*Written problem*
Check every line in the records below for the word "script" and report how many have it, nothing more.

*A run of records*
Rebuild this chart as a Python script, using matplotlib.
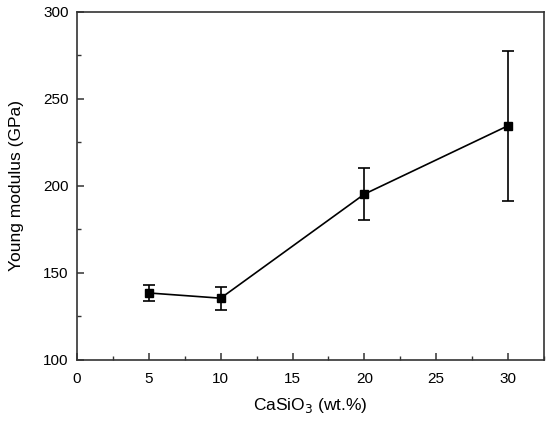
import matplotlib
matplotlib.use("Agg")
import matplotlib.pyplot as plt
from matplotlib.ticker import MultipleLocator

plt.rcParams['font.family'] = ['Liberation Sans', 'DejaVu Sans']

# CaSiO3 content vs Young modulus
casio3 = [5, 10, 20, 30]
modulus = [138.5, 135.5, 195.3, 234.6]
err = [4.5, 6.7, 15.0, 43.0]

fig = plt.figure(figsize=(5.5, 4.26), dpi=100)
ax = fig.add_axes([0.14, 0.155, 0.849, 0.817])

ax.errorbar(casio3, modulus, yerr=err, color='black', lw=1.2,
            marker='s', ms=6, capsize=4, elinewidth=1.2, capthick=1.2)

ax.set_xlim(0, 32.5)
ax.set_ylim(100, 300)
ax.xaxis.set_major_locator(MultipleLocator(5))
ax.xaxis.set_minor_locator(MultipleLocator(2.5))
ax.yaxis.set_major_locator(MultipleLocator(50))
ax.yaxis.set_minor_locator(MultipleLocator(25))
ax.set_xticks([0, 5, 10, 15, 20, 25, 30])

for s in ax.spines.values():
    s.set_color('#333333')
    s.set_linewidth(1.2)
ax.tick_params(which='both', direction='in', color='#333333', labelsize=11)
ax.tick_params(which='major', length=5, width=1.1)
ax.tick_params(which='minor', length=3, width=1.0)
ax.tick_params(axis='x', which='major', pad=9)
ax.tick_params(axis='y', which='major', pad=6)

ax.set_xlabel('CaSiO$_3$ (wt.%)', fontsize=12.5, labelpad=7)
ax.set_ylabel('Young modulus (GPa)', fontsize=12.5, labelpad=14)

fig.savefig('out.png', dpi=100)
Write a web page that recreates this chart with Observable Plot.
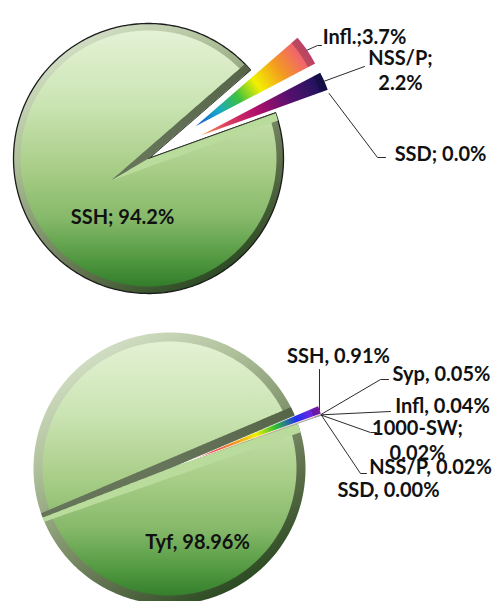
<!DOCTYPE html>
<html><head><meta charset="utf-8">
<script src="https://cdn.jsdelivr.net/npm/d3@7"></script>
<script src="https://cdn.jsdelivr.net/npm/@observablehq/plot@0.6"></script>
<style>body{margin:0;background:#fff}</style>
</head><body><div id="chart"></div>
<script>
// ---------- DATA ----------
const pie1Categories = ["Infl.", "NSS/P", "SSD", "SSH"];
const pie1Values = [3.7, 2.2, 0.0, 94.2];
const pie1Separators = [";", ";\n", "; ", "; "];

const pie2Categories = ["SSH", "Syp", "Infl", "1000-SW", "NSS/P", "SSD", "Tyf"];
const pie2Values = [0.91, 0.05, 0.04, 0.02, 0.02, 0.00, 98.96];
const pie2Separators = [", ", ", ", ", ", ";\n", ", ", ", ", ", "];

// ---------- LAYOUT ----------
const W = 495, H = 601;
const pie1LabelLayout = [
  {x: 364, y: 35, elbow: [[317, 45], [321, 45]]},
  {x: 400, y: 69, elbow: [[364, 66]]},
  {x: 440, y: 152, elbow: [[377, 157], [385, 157]]},
  {x: 122, y: 215, elbow: null}
];
const pie2LabelLayout = [
  {x: 338, y: 354, elbow: [[319, 369]]},
  {x: 441, y: 372, elbow: [[380, 379], [388, 379]]},
  {x: 442, y: 404, elbow: [[390, 411]]},
  {x: 417, y: 439, elbow: [[370, 432], [376, 432]]},
  {x: 430, y: 465, elbow: [[360, 473], [366, 473]]},
  {x: 388, y: 488, elbow: null},
  {x: 197, y: 540, elbow: null}
];
const pies = [
  {id: "p1", cats: pie1Categories, vals: pie1Values, seps: pie1Separators, dec: 1,
   cx: 148, cy: 158, r: 135, start: 49, explode: 57, bevel: 8, inset: 7, outline: true,
   labels: pie1LabelLayout,
   smallFills: ["grad", "grad", "#222"],
   stops: [
     [[0, "#1a4fd0"], [0.2, "#18a8c8"], [0.38, "#3cc040"], [0.55, "#f2f000"], [0.75, "#f39a20"], [1, "#f0508a"]],
     [[0, "#f0a040"], [0.2, "#e04060"], [0.45, "#b0106a"], [0.7, "#5a1070"], [1, "#14145a"]],
     null]},
  {id: "p2", cats: pie2Categories, vals: pie2Values, seps: pie2Separators, dec: 2,
   cx: 169, cy: 468, r: 136, start: 67, explode: 25, bevel: 9, inset: 9, outline: false,
   labels: pie2LabelLayout,
   smallFills: ["grad", "#d03070", "#f0a020", "#30b040", "#3050e0", "#222"],
   stops: [
     [[0, "#ffe0f0"], [0.15, "#f04050"], [0.35, "#f0a020"], [0.5, "#f0f000"], [0.65, "#30c030"], [0.82, "#2030f0"], [1, "#a020d0"]],
     null, null, null, null, null]}
];

// ---------- GEOMETRY ----------
const rad = d => d * Math.PI / 180;
const pt = (cx, cy, r, a) => [cx + r * Math.sin(a), cy - r * Math.cos(a)];
function arcPts(cx, cy, r, a0, a1) {
  const n = Math.max(2, Math.ceil(Math.abs(a1 - a0) / rad(1)));
  return d3.range(n + 1).map(i => pt(cx, cy, r, a0 + (a1 - a0) * i / n));
}
function densify(poly, step = 1.5) {
  const out = [];
  for (let i = 0; i < poly.length; i++) {
    const p = poly[i], q = poly[(i + 1) % poly.length];
    const n = Math.max(1, Math.ceil(Math.hypot(q[0] - p[0], q[1] - p[1]) / step));
    for (let k = 0; k < n; k++) out.push([p[0] + (q[0] - p[0]) * k / n, p[1] + (q[1] - p[1]) * k / n]);
  }
  return out;
}
function clamp(poly, cx, cy, r) {
  return poly.map(([x, y]) => {
    const dx = x - cx, dy = y - cy, d = Math.hypot(dx, dy);
    return d > r ? [cx + dx * r / d, cy + dy * r / d] : [x, y];
  });
}
const toObj = poly => poly.map(([x, y]) => ({x, y}));
const poly = (points, opts) => Plot.line(toObj(points), {x: "x", y: "y", curve: "linear-closed", stroke: "none", ...opts});

const marks = [];
const gradients = [];

for (const P of pies) {
  const {cx, cy, r} = P;
  const arcs = d3.pie().sort(null).value(d => d).startAngle(rad(P.start)).endAngle(rad(P.start) + 2 * Math.PI)(P.vals);
  const big = d3.maxIndex(P.vals);
  const A = arcs[big];
  const a0 = A.startAngle, a1 = A.endAngle, am = (a0 + a1) / 2, span = a1 - a0;
  const d = P.bevel;
  marks.push(poly([[cx, cy], ...arcPts(cx, cy, r, a0, a1)], {fill: `url(#${P.id}-rim)`, stroke: P.outline ? "#1b1b1b" : "none", strokeWidth: 1.3}));
  marks.push(poly([[cx, cy], ...arcPts(cx, cy, r - P.inset, a0, a1)], {fill: `url(#${P.id}-face)`}));
  const u1 = [Math.sin(a0), -Math.cos(a0)], n1 = [Math.cos(a0), Math.sin(a0)];
  const u2 = [Math.sin(a1), -Math.cos(a1)], n2 = [-Math.cos(a1), -Math.sin(a1)];
  const b = [Math.sin(am), -Math.cos(am)];
  const mLen = d / Math.sin(span / 2);
  const M = [cx + b[0] * mLen, cy + b[1] * mLen];
  const t = Math.sqrt(r * r - d * d);
  const s1 = [M, [cx, cy], [cx + u1[0] * r, cy + u1[1] * r], [cx + n1[0] * d + u1[0] * t, cy + n1[1] * d + u1[1] * t]];
  const s2 = [M, [cx, cy], [cx + u2[0] * r, cy + u2[1] * r], [cx + n2[0] * d + u2[0] * t, cy + n2[1] * d + u2[1] * t]];
  marks.push(poly(clamp(densify(s1), cx, cy, r), {fill: "#b9dc9c"}));
  marks.push(poly(clamp(densify(s2), cx, cy, r), {fill: `url(#${P.id}-dark)`}));
  if (P.outline) marks.push(Plot.line(toObj([[cx, cy], [cx + u1[0] * r, cy + u1[1] * r]]), {x: "x", y: "y", stroke: "#1b1b1b", strokeWidth: 0.8}));

  gradients.push({id: `${P.id}-rim`, x1: cx - 0.6 * r, y1: cy - r, x2: cx + 0.6 * r, y2: cy + r,
    stops: [[0, "#dbe6cf"], [0.3, "#adbf98"], [0.55, "#7f916a"], [0.72, "#5d6f4b"], [1, "#1c3f16"]]});
  gradients.push({id: `${P.id}-face`, x1: cx, y1: cy - r, x2: cx, y2: cy + r,
    stops: [[0, "#e6f3d8"], [0.3, "#cbe4b3"], [0.55, "#a6cc85"], [0.72, "#86b96a"], [0.88, "#4f973e"], [1, "#2b7526"]]});
  gradients.push({id: `${P.id}-dark`, x1: cx, y1: cy, x2: cx + u2[0] * r, y2: cy + u2[1] * r,
    stops: [[0, "#66755a"], [1, "#566548"]]});

  arcs.forEach((s, i) => {
    if (i === big) return;
    const mid = (s.startAngle + s.endAngle) / 2;
    const ox = cx + P.explode * Math.sin(mid), oy = cy - P.explode * Math.cos(mid);
    s.ox = ox; s.oy = oy; s.mid = mid;
    if (s.endAngle - s.startAngle <= 0) return;
    let fill = P.smallFills[i];
    if (fill === "grad") {
      const tip = pt(ox, oy, r, mid);
      gradients.push({id: `${P.id}-s${i}`, x1: ox, y1: oy, x2: tip[0], y2: tip[1], stops: P.stops[i]});
      fill = `url(#${P.id}-s${i})`;
    }
    marks.push(poly([[ox, oy], ...arcPts(ox, oy, r, s.startAngle, s.endAngle)], {fill}));
    marks.push(poly([...arcPts(ox, oy, r, s.startAngle, s.endAngle), ...arcPts(ox, oy, r - 8, s.endAngle, s.startAngle)], {fill: "#000", fillOpacity: 0.22}));
  });

  arcs.forEach((s, i) => {
    const L = P.labels[i];
    if (!L.elbow) return;
    const start = pt(cx, cy, r + P.explode, s.mid);
    marks.push(Plot.line(toObj([start, ...L.elbow]), {x: "x", y: "y", stroke: "#2a2a2a", strokeWidth: 1, curve: "linear"}));
  });

  const labelData = P.cats.map((c, i) => ({
    x: P.labels[i].x, y: P.labels[i].y,
    text: `${c}${P.seps[i]}${P.vals[i].toFixed(P.dec)}%`
  }));
  marks.push(Plot.text(labelData, {x: "x", y: "y", text: "text", fontSize: 20, fontWeight: "bold",
    fontFamily: "Lato", fill: "#111", lineHeight: 1.25, textAnchor: "middle"}));
}

const svg = Plot.plot({
  width: W, height: H, margin: 0,
  x: {domain: [0, W], range: [0, W], axis: null},
  y: {domain: [0, H], range: [0, H], axis: null},
  style: {background: "white", overflow: "visible"},
  marks
});

const defs = d3.select(svg).insert("defs", ":first-child");
for (const g of gradients) {
  const lg = defs.append("linearGradient").attr("id", g.id).attr("gradientUnits", "userSpaceOnUse")
    .attr("x1", g.x1).attr("y1", g.y1).attr("x2", g.x2).attr("y2", g.y2);
  for (const [o, c] of g.stops) lg.append("stop").attr("offset", o).attr("stop-color", c);
}
document.getElementById("chart").appendChild(svg);
</script>
</body></html>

*Solution*
5